-- SUPPLIED MATERIAL --

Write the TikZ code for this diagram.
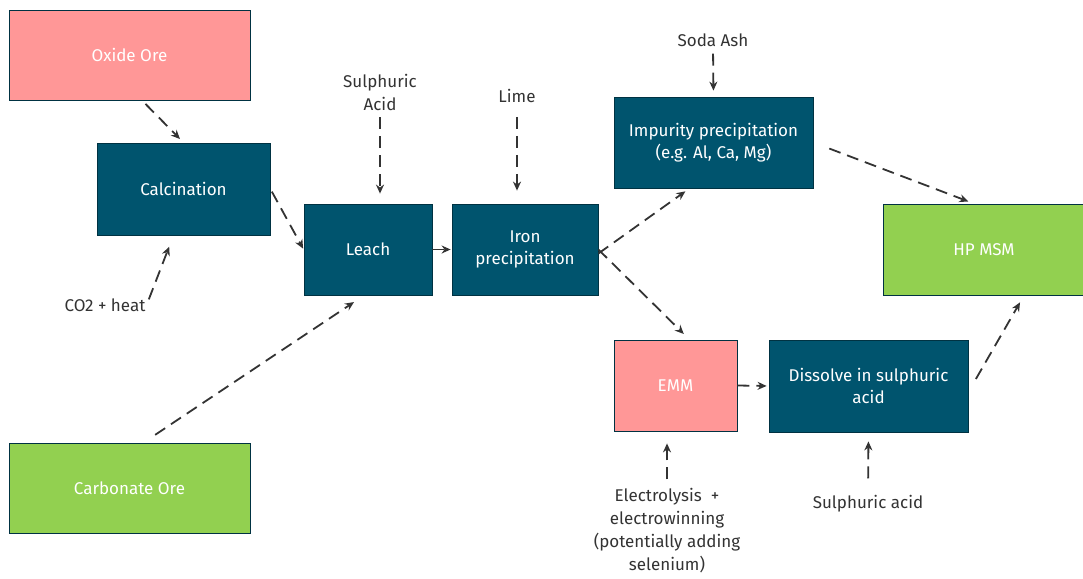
\documentclass[tikz,border=0pt]{standalone}
\usepackage{fontspec}
\setmainfont{Fira Sans}
\usetikzlibrary{arrows.meta,calc}
\definecolor{teal1}{HTML}{00546E}
\definecolor{pink1}{HTML}{FF9797}
\definecolor{green1}{HTML}{92D050}
\definecolor{ink}{HTML}{333333}
\tikzstyle{box}=[rectangle,draw=teal1!60!black,line width=.8pt,text=white,align=center,inner sep=2pt,font=\fontsize{17}{22}\selectfont]
\tikzstyle{tb}=[box,fill=teal1]
\tikzstyle{pb}=[box,fill=pink1]
\tikzstyle{gb}=[box,fill=green1]
\tikzstyle{lbl}=[text=ink,align=center,inner sep=1pt,font=\fontsize{17}{23}\selectfont]
\tikzstyle{flow}=[draw=ink,line width=1.8pt,dash pattern=on 12pt off 7pt,-{Stealth[length=9pt,width=8pt]}]

\begin{document}
\begin{tikzpicture}[x=1pt,y=-1pt]
\useasboundingbox (0,0) rectangle (1083,578);
\node[pb,minimum width=241pt,minimum height=90pt] (oxide) at (129.5,55) {Oxide Ore};
\node[tb,minimum width=173pt,minimum height=92pt] (calc) at (183.5,189) {Calcination};
\node[tb,minimum width=128pt,minimum height=91pt] (leach) at (368,249.5) {Leach};
\node[tb,minimum width=146pt,minimum height=91pt] (iron) at (525,249.5) {Iron\\precipitation};
\node[tb,minimum width=199pt,minimum height=91pt] (imp) at (713.5,142.5) {Impurity precipitation\\(e.g. Al, Ca, Mg)};
\node[gb,minimum width=202pt,minimum height=91pt] (hp) at (984,249.5) {HP MSM};
\node[pb,minimum width=123pt,minimum height=91pt] (emm) at (675.5,385.5) {EMM};
\node[tb,minimum width=199pt,minimum height=92pt] (dis) at (868.5,386) {Dissolve in sulphuric\\acid};
\node[gb,minimum width=241pt,minimum height=90pt] (carb) at (129.5,488) {Carbonate Ore};

\node[lbl] (sulph) at (380,92) {Sulphuric\\Acid};
\node[lbl] (lime) at (517,96) {Lime};
\node[lbl] (soda) at (713,40) {Soda Ash};
\node[lbl] (co2) at (105,305) {CO2 + heat};
\node[lbl] (elec) at (667,531) {Electrolysis\ \ +\\electrowinning\\(potentially adding\\selenium)};
\node[lbl] (sa2) at (868,504) {Sulphuric acid};

\draw[flow,shorten <=5pt,shorten >=5pt] ([xshift=12.5pt]oxide.south) -- (calc.north);
\draw[flow,shorten <=3pt,shorten >=1pt] (calc.east) -- (leach.west);
\draw[flow,shorten <=6pt,shorten >=12pt] (co2.east) -- ([xshift=-10pt]calc.south);
\draw[flow,shorten <=6pt,shorten >=10pt] (sulph.south) -- (sulph.south |- leach.north);
\draw[flow,shorten <=14pt,shorten >=12pt] ([xshift=14pt]carb.north) -- ([xshift=-4pt]leach.south);
\draw[flow,shorten >=1pt] (leach.east) -- (iron.west);
\draw[flow,shorten <=13pt,shorten >=13pt] (lime.south) -- (lime.south |- iron.north);
\draw[flow,shorten >=5pt] ([yshift=-4pt]iron.east) -- ([xshift=-24pt]imp.south);
\draw[flow,shorten >=8pt] (iron.east) -- ([xshift=14pt]emm.north);
\draw[flow,shorten <=6pt,shorten >=6pt] (soda.south) -- (imp.north);
\draw[flow,shorten <=17pt,shorten >=6pt] (imp.east) -- ([xshift=-10pt]hp.north);
\draw[flow,shorten >=2pt] (emm.east) -- (dis.west);
\draw[flow,shorten <=8pt,shorten >=12pt] (elec.north) -- (elec.north |- emm.south);
\draw[flow,shorten <=16pt,shorten >=9pt] (sa2.north) -- (dis.south);
\draw[flow,shorten <=15pt,shorten >=8pt] ([yshift=-6pt]dis.east) -- ([xshift=40pt]hp.south);
\end{tikzpicture}
\end{document}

-- GOAL --
Print the data above verbatim from the first line through the line holding "(sa2) at (868,504)", leaving every picture out.

-- FINAL RESULT --
Write the TikZ code for this diagram.
\documentclass[tikz,border=0pt]{standalone}
\usepackage{fontspec}
\setmainfont{Fira Sans}
\usetikzlibrary{arrows.meta,calc}
\definecolor{teal1}{HTML}{00546E}
\definecolor{pink1}{HTML}{FF9797}
\definecolor{green1}{HTML}{92D050}
\definecolor{ink}{HTML}{333333}
\tikzstyle{box}=[rectangle,draw=teal1!60!black,line width=.8pt,text=white,align=center,inner sep=2pt,font=\fontsize{17}{22}\selectfont]
\tikzstyle{tb}=[box,fill=teal1]
\tikzstyle{pb}=[box,fill=pink1]
\tikzstyle{gb}=[box,fill=green1]
\tikzstyle{lbl}=[text=ink,align=center,inner sep=1pt,font=\fontsize{17}{23}\selectfont]
\tikzstyle{flow}=[draw=ink,line width=1.8pt,dash pattern=on 12pt off 7pt,-{Stealth[length=9pt,width=8pt]}]

\begin{document}
\begin{tikzpicture}[x=1pt,y=-1pt]
\useasboundingbox (0,0) rectangle (1083,578);
\node[pb,minimum width=241pt,minimum height=90pt] (oxide) at (129.5,55) {Oxide Ore};
\node[tb,minimum width=173pt,minimum height=92pt] (calc) at (183.5,189) {Calcination};
\node[tb,minimum width=128pt,minimum height=91pt] (leach) at (368,249.5) {Leach};
\node[tb,minimum width=146pt,minimum height=91pt] (iron) at (525,249.5) {Iron\\precipitation};
\node[tb,minimum width=199pt,minimum height=91pt] (imp) at (713.5,142.5) {Impurity precipitation\\(e.g. Al, Ca, Mg)};
\node[gb,minimum width=202pt,minimum height=91pt] (hp) at (984,249.5) {HP MSM};
\node[pb,minimum width=123pt,minimum height=91pt] (emm) at (675.5,385.5) {EMM};
\node[tb,minimum width=199pt,minimum height=92pt] (dis) at (868.5,386) {Dissolve in sulphuric\\acid};
\node[gb,minimum width=241pt,minimum height=90pt] (carb) at (129.5,488) {Carbonate Ore};

\node[lbl] (sulph) at (380,92) {Sulphuric\\Acid};
\node[lbl] (lime) at (517,96) {Lime};
\node[lbl] (soda) at (713,40) {Soda Ash};
\node[lbl] (co2) at (105,305) {CO2 + heat};
\node[lbl] (elec) at (667,531) {Electrolysis\ \ +\\electrowinning\\(potentially adding\\selenium)};
\node[lbl] (sa2) at (868,504) {Sulphuric acid};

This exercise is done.